**Work to complete:** Extract each line bearing the word "matplotlib".
════════════════
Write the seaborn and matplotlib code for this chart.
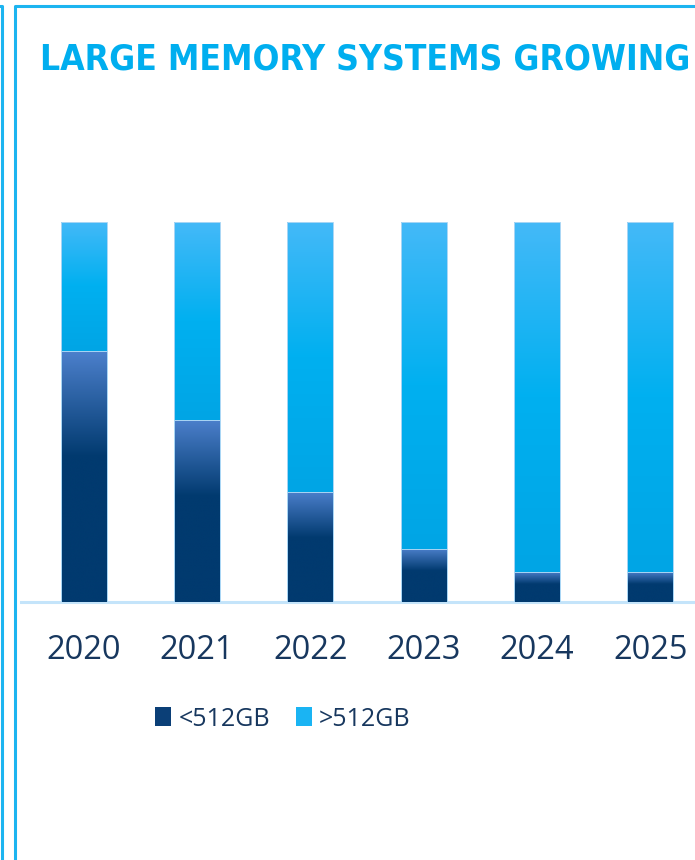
import numpy as np
import matplotlib
matplotlib.use('Agg')
import matplotlib.pyplot as plt
from matplotlib import font_manager
from matplotlib.colors import LinearSegmentedColormap
from matplotlib.patches import Patch
from matplotlib.lines import Line2D
import seaborn as sns

# data (share of systems, %)
years = ['2020', '2021', '2022', '2023', '2024', '2025']
under_512 = [66, 48, 29, 14, 8, 8]
over_512 = [34, 52, 71, 86, 92, 92]
series_names = ['<512GB', '>512GB']
title = 'LARGE MEMORY SYSTEMS GROWING'

sns.set_theme(style='white')
plt.rcParams['font.family'] = ['Open Sans', 'DejaVu Sans']

navy = '#17375E'
light_cmap = LinearSegmentedColormap.from_list('light', ['#44B9F8', '#00B0F0', '#00A5E5'])
dark_cmap = LinearSegmentedColormap.from_list('dark', [(0, '#4C80CC'), (0.42, '#013A6F'), (1, '#013A6F')])

# pick the narrowest bold face that is installed for the title
stretch_rank = {'ultra-condensed': 0, 'extra-condensed': 1, 'condensed': 2, 'semi-condensed': 3}
best = None
for f in font_manager.fontManager.ttflist:
    name = f.name.lower()
    rank = stretch_rank.get(str(f.stretch), None)
    if rank is None:
        if 'extracondensed' in f.fname.lower().replace('-', '') or 'extra condensed' in name:
            rank = 1
        elif 'condensed' in name or 'narrow' in name or 'condensed' in f.fname.lower():
            rank = 2
    if rank is None:
        continue
    w = f.weight if isinstance(f.weight, int) else 700 if 'bold' in str(f.weight) else 400
    key = (rank, abs(w - 700))
    if best is None or key < best[0]:
        best = (key, f.fname)
title_font = font_manager.FontProperties(fname=best[1]) if best else \
    font_manager.FontProperties(family='DejaVu Sans', weight='bold')

W, H = 695, 860
fig = plt.figure(figsize=(W / 100, H / 100), dpi=100)
fig.patch.set_facecolor('white')

# axes placed in pixel terms (right end runs off the cropped slide)
left_px, right_px = 20.7, 707.1
base_px, top_px = 602, 222
ax = fig.add_axes([left_px / W, (H - base_px) / H, (right_px - left_px) / W, (base_px - top_px) / H])

totals = [u + o for u, o in zip(under_512, over_512)]
sns.barplot(x=years, y=totals, color='#00B0F0', width=0.405, errorbar=None, ax=ax)
sns.barplot(x=years, y=under_512, color='#013A6F', width=0.405, errorbar=None, ax=ax)

top_bars = ax.patches[:len(years)]
low_bars = ax.patches[len(years):]
grad = np.linspace(0, 1, 256).reshape(-1, 1)
for tb, lb in zip(top_bars, low_bars):
    x0, w = lb.get_x(), lb.get_width()
    split = lb.get_height()
    im = ax.imshow(grad, cmap=light_cmap, extent=[x0, x0 + w, split, tb.get_height()],
                   origin='upper', aspect='auto', zorder=1.1, interpolation='bilinear')
    im.set_clip_path(tb)
    im = ax.imshow(grad, cmap=dark_cmap, extent=[x0, x0 + w, 0, split],
                   origin='upper', aspect='auto', zorder=1.1, interpolation='bilinear')
    im.set_clip_path(lb)
    for p in (tb, lb):
        p.set_facecolor('none')
        p.set_edgecolor('#A9D6F5')
        p.set_linewidth(0.7)
        p.set_zorder(1.2)

ax.set_xlim(-0.555, 5.5)
ax.set_ylim(0, 100)
ax.set_yticks([])
ax.set_xlabel('')
ax.set_ylabel('')
for s in ['top', 'right', 'left']:
    ax.spines[s].set_visible(False)
ax.spines['bottom'].set_color('#C4E4FA')
ax.spines['bottom'].set_linewidth(2.2)
ax.spines['bottom'].set_zorder(1.0)
ax.tick_params(axis='x', length=0, pad=23, labelsize=23.5, labelcolor=navy)

handles = [Patch(facecolor='#0B3F77', edgecolor='none'), Patch(facecolor='#1AB4F3', edgecolor='none')]
ax.legend(handles, series_names, loc='center', bbox_to_anchor=(283 / W, (H - 719) / H),
          bbox_transform=fig.transFigure, ncol=2, frameon=False, fontsize=18,
          labelcolor=navy, handlelength=0.62, handleheight=0.78, handletextpad=0.3,
          columnspacing=1.05)

# title in a narrow face, fitted to the reference width
t = fig.text(40 / W, (H - 56) / H, title, color='#00AEEF', fontproperties=title_font,
             ha='left', va='center_baseline')
t.set_fontsize(40)
fig.canvas.draw()
bb = t.get_window_extent(fig.canvas.get_renderer())
t.set_fontsize(min(40 * 650 / bb.width, 72))

# slide panel borders
border = dict(color='#1CB4F0', linewidth=2.2, solid_joinstyle='round', transform=None)
fig.add_artist(Line2D([-10, 1.5, 1.5], [H - 5.5, H - 5.5, -5], **border))
fig.add_artist(Line2D([14.5, 14.5, W + 10], [-5, H - 6, H - 6], **border))

fig.savefig('out.png', dpi=100)
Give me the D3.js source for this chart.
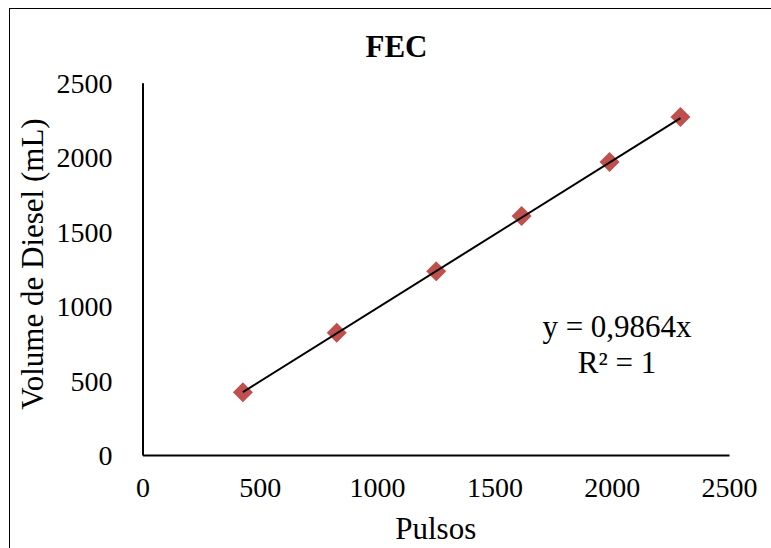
<!DOCTYPE html>
<html>
<head>
<meta charset="utf-8">
<script src="https://cdn.jsdelivr.net/npm/d3@7"></script>
<style>
  html, body { margin: 0; padding: 0; background: #fff; }
  svg text { font-family: "Liberation Serif", "Times New Roman", serif !important; fill: #000; }
</style>
</head>
<body>
<script>
// ---- data ----
const chartTitle = "FEC";
const xLabel = "Pulsos";
const yLabel = "Volume de Diesel (mL)";
const pulsos = [428, 828, 1252, 1616, 1991, 2293];
const volume = [421, 821, 1234, 1605, 1968, 2270];
const slope = 0.9864;
const equationLines = ["y = 0,9864x", "R\u00b2 = 1"];
const xTicks = [0, 500, 1000, 1500, 2000, 2500];
const yTicks = [0, 500, 1000, 1500, 2000, 2500];

const W = 771, H = 548;
const FONT = "Liberation Serif, Times New Roman, serif";
const svg = d3.select("body").append("svg").attr("width", W).attr("height", H)
  .attr("font-family", FONT);

// outer frame (cut off at right/bottom as in reference)
svg.append("rect").attr("x", 9.5).attr("y", 8.5).attr("width", 800).attr("height", 600)
  .attr("fill", "none").attr("stroke", "#000").attr("stroke-width", 1);

const x = d3.scaleLinear().domain([0, 2500]).range([142.5, 729]);
const y = d3.scaleLinear().domain([0, 2500]).range([455, 82.7]);

// axes
const xAxis = svg.append("g").attr("transform", `translate(0,${y(0)})`)
  .call(d3.axisBottom(x).tickValues(xTicks).tickSize(0).tickPadding(0).tickFormat(d3.format("d")));
xAxis.attr("font-family", FONT).attr("font-size", 28);
xAxis.select(".domain").attr("stroke", "#000").attr("stroke-width", 2);
xAxis.selectAll("text").attr("font-family", FONT).attr("font-size", 28).attr("dy", null).attr("y", 42);

const yAxis = svg.append("g").attr("transform", `translate(${x(0)},0)`)
  .call(d3.axisLeft(y).tickValues(yTicks).tickSize(0).tickPadding(30).tickFormat(d3.format("d")));
yAxis.attr("font-family", FONT).attr("font-size", 28);
yAxis.select(".domain").attr("stroke", "#000").attr("stroke-width", 2);
yAxis.selectAll("text").attr("font-family", FONT).attr("font-size", 28).attr("dy", "0.35em");

// diamond markers
const xs = d3.extent(pulsos);
const r = 10;
svg.append("g").selectAll("path").data(pulsos.map((p, i) => [p, volume[i]])).join("path")
  .attr("transform", d => `translate(${x(d[0])},${y(d[1])})`)
  .attr("d", `M0,${-r}L${r},0L0,${r}L${-r},0Z`)
  .attr("fill", "#C0504D");

// trend line on top of markers
svg.append("path")
  .datum(xs)
  .attr("d", d3.line().x(d => x(d)).y(d => y(slope * d)))
  .attr("stroke", "#000").attr("stroke-width", 2).attr("fill", "none");

// title
svg.append("text").attr("x", 396.5).attr("y", 56.5).attr("text-anchor", "middle")
  .attr("font-size", 31).attr("font-weight", "bold").text(chartTitle);

// axis titles
svg.append("text").attr("x", (x(0) + x(2500)) / 2).attr("y", 539).attr("text-anchor", "middle")
  .attr("font-size", 31).text(xLabel);
svg.append("text").attr("transform", `translate(43,${264}) rotate(-90)`).attr("text-anchor", "middle")
  .attr("font-size", 31).text(yLabel);

// equation
svg.append("g").selectAll("text").data(equationLines).join("text")
  .attr("x", 617).attr("y", (d, i) => 336.5 + i * 36).attr("text-anchor", "middle")
  .attr("font-size", 31).text(d => d);
</script>
</body>
</html>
════════════════
**Reply to the exercise:**
Write the seaborn and matplotlib code for this chart.
import matplotlib
matplotlib.use('Agg')
import matplotlib.pyplot as plt
from matplotlib import font_manager
from matplotlib.colors import LinearSegmentedColormap
from matplotlib.patches import Patch
from matplotlib.lines import Line2D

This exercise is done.